Legal Push, Practical Gaps
The Mediation Act, 2023 ('The Act') along with amendments to the Commercial Courts Act, 2015, signal a strong intent from the legislature. However, the infrastructure, personnel, and public trust needed to match that ambition are far from ready. Take the example of Keralam, one of the most active states in mediation. In 2024, over 41740 cases were referred to mediation. Just under 17175 of them resulted in a settlement. A 41.15% settlement rate might appear reasonable, but it also reveals a deeper concern - even when referrals happen, a significant majority of parties are either not reaching a resolution or not engaging meaningfully. The reasons may include lack of preparation, poor orientation, weak institutional support, or a general lack of faith in the process itself. Pondering on the numbers alone is not the point; the failure to decipher why or address what’s behind it is.
Delhi and Maharashtra, while stronger on infrastructure, show the same inconsistency. The country does not have a unified vision on how mediation centres should function, who can become a mediator, how mediators are to be trained and compensated, or what institutional models work. If we speak of national transformation, we must define the transformation we seek, not just courts referring more matters, but a shift in mindset, in training, in incentives, and in institutional design.
The Act was enacted with the expectation of encouraging NGOs, professional bodies, and law firms to establish institutional centres. Yet, despite budgetary allocations and two years since its passage, the Act remains largely unimplemented, with the government’s reasons for delay unclear. Meanwhile, initiatives such as the Mediation for the Nation 90-day drive, launched by the Supreme Court’s MCPC and NALSA in July 2025, have concluded without clear evidence of impact. Notably, institutions consulted during the Act’s drafting did not participate in the Mediation for the Nation 90-day drive, as their recognition under the Mediation Council of India is still pending.
Training: The Missing Link
Mediation cannot succeed without dedicated training, both for mediators and for legal professionals engaging with the process. This distinction is crucial:
● A mediator is a neutral third party. With the right training, anyone can be a qualified mediator. The skill lies in neutrality, communication, facilitation, and control of the process.
● A mediation advocate, however, must be a lawyer. This is a specialist role. It requires not only understanding and clarifying legal rights, but also having the ability to guide clients through a collaborative negotiation, one that respects legal positioning without falling into combative lawyering.
Law schools have a major role to play here. Most five-year law programmes offer around 3,600 hours of classroom instruction. Yet collaborative dispute resolution rarely gets more than 20 hours of attention. This creates an imbalance; students learn how to argue to defend, but not how to collaborate to resolve. They are trained to win, not to de-escalate. Therefore, there is a clear imbalance in how mediation is taught in law schools today. This can be addressed through greater emphasis on practical training and simulations. Training in formative law school years can build collaborative thinking through workshops and dialogue-based learning. As long as mediation is treated as peripheral in the education system, it will remain peripheral in practice.

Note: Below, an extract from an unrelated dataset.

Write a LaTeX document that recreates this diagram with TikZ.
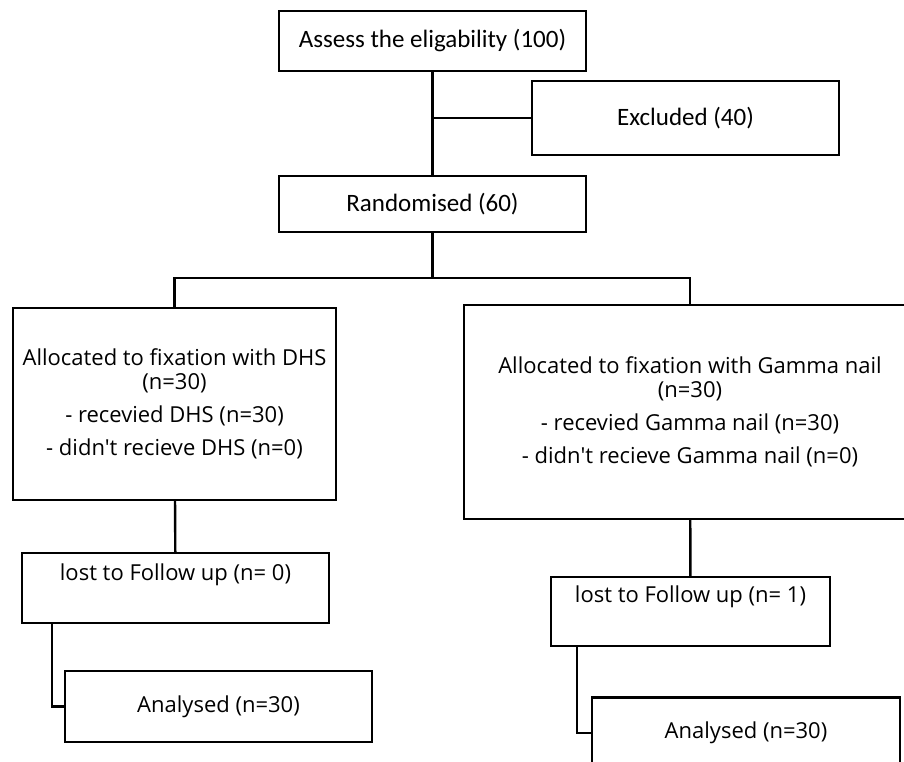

Comparative Analysis with Different Approaches to Promote Mediation
In the United States, the benefits of mediation have been felt by lawyers. Around the mid-1980s, lawyers and State Bar Associations in the US had professionalised mediation by setting training standards, providing lawyer education, and prescribing ethical norms for mediators and advocates. Lawyers integrated mediation into their practice without losing business, instead becoming mediators and key supporters of the process. Over time, mediation emerged as the primary ADR model in US courts, with federal agencies like the Postal Service, Air Force, Information Agency, and Department of Veterans Affairs adopting it for contract, workplace, and labor disputes. It evolved as an independent mechanism through improved training and by promoting mediation as a facilitator of quicker dispute resolution, rather than a hindrance.
Since 2021, Middle Eastern countries have begun to codify mediation laws that incorporate key principles such as confidentiality, voluntariness, and judicial support. Qatar has ratified the Singapore Convention on Mediation and has incorporated it within the mediation framework. Further, the UAE has also included a mechanism to promote virtual mediation, reducing the requirement for in-person meetings. Institutional support from Dubai International Arbitration Centre (DIAC) and the Abu Dhabi Global Market (ADGM) has allowed mediation to become a viable, cost-effective, and legitimate option for dispute resolution. Countries have adopted different methods to ensure public trust. All such approaches require institutional support and the active participation of lawyers in designing, implementing, and upholding these mechanisms.
Conclusion
For mediation to evolve as a justice paradigm rather than remain attached to court-annexed structures, it must gain traction as a voluntary choice between parties. Just as arbitration has secured its place in commercial contracts through widespread acceptance and institutional promotion, mediation too needs to be embedded contractually as a first resort, giving it legitimacy beyond the courtroom. In addition, the imbalance in education and training must be corrected. Law schools and professional institutions must prioritise practical mediation advocacy, client support, and collaborative negotiation skills, not as peripheral modules but as core courses. Section 30 of the Arbitration and Conciliation Act, 1996, which governs the alternate dispute resolution clauses relating to arbitration in India, has provided impetus to the Arbitral Tribunal, with the consent of the parties, for the use of mediation or conciliation or other procedures at any time during the arbitral proceedings to encourage settlement. It highlights that the legislature does not envision mediation as only a court-annexed procedure. As seen in Afcons Infrastructure Ltd. v. Cherian Varkey Construction Co. (P) Ltd., the courts have already done the job in promoting court-annexed mediation by stating that reference to the ADR Process is a must. It has further been noted by distinguished mediators that when mediation moves away from court-annexed mediation to private mediation, litigants benefit from a wider choice of mediators and mediation services. Only by strengthening both voluntary adoption and structured training can mediation transition from being a procedural fix to becoming an independent and trusted system of justice.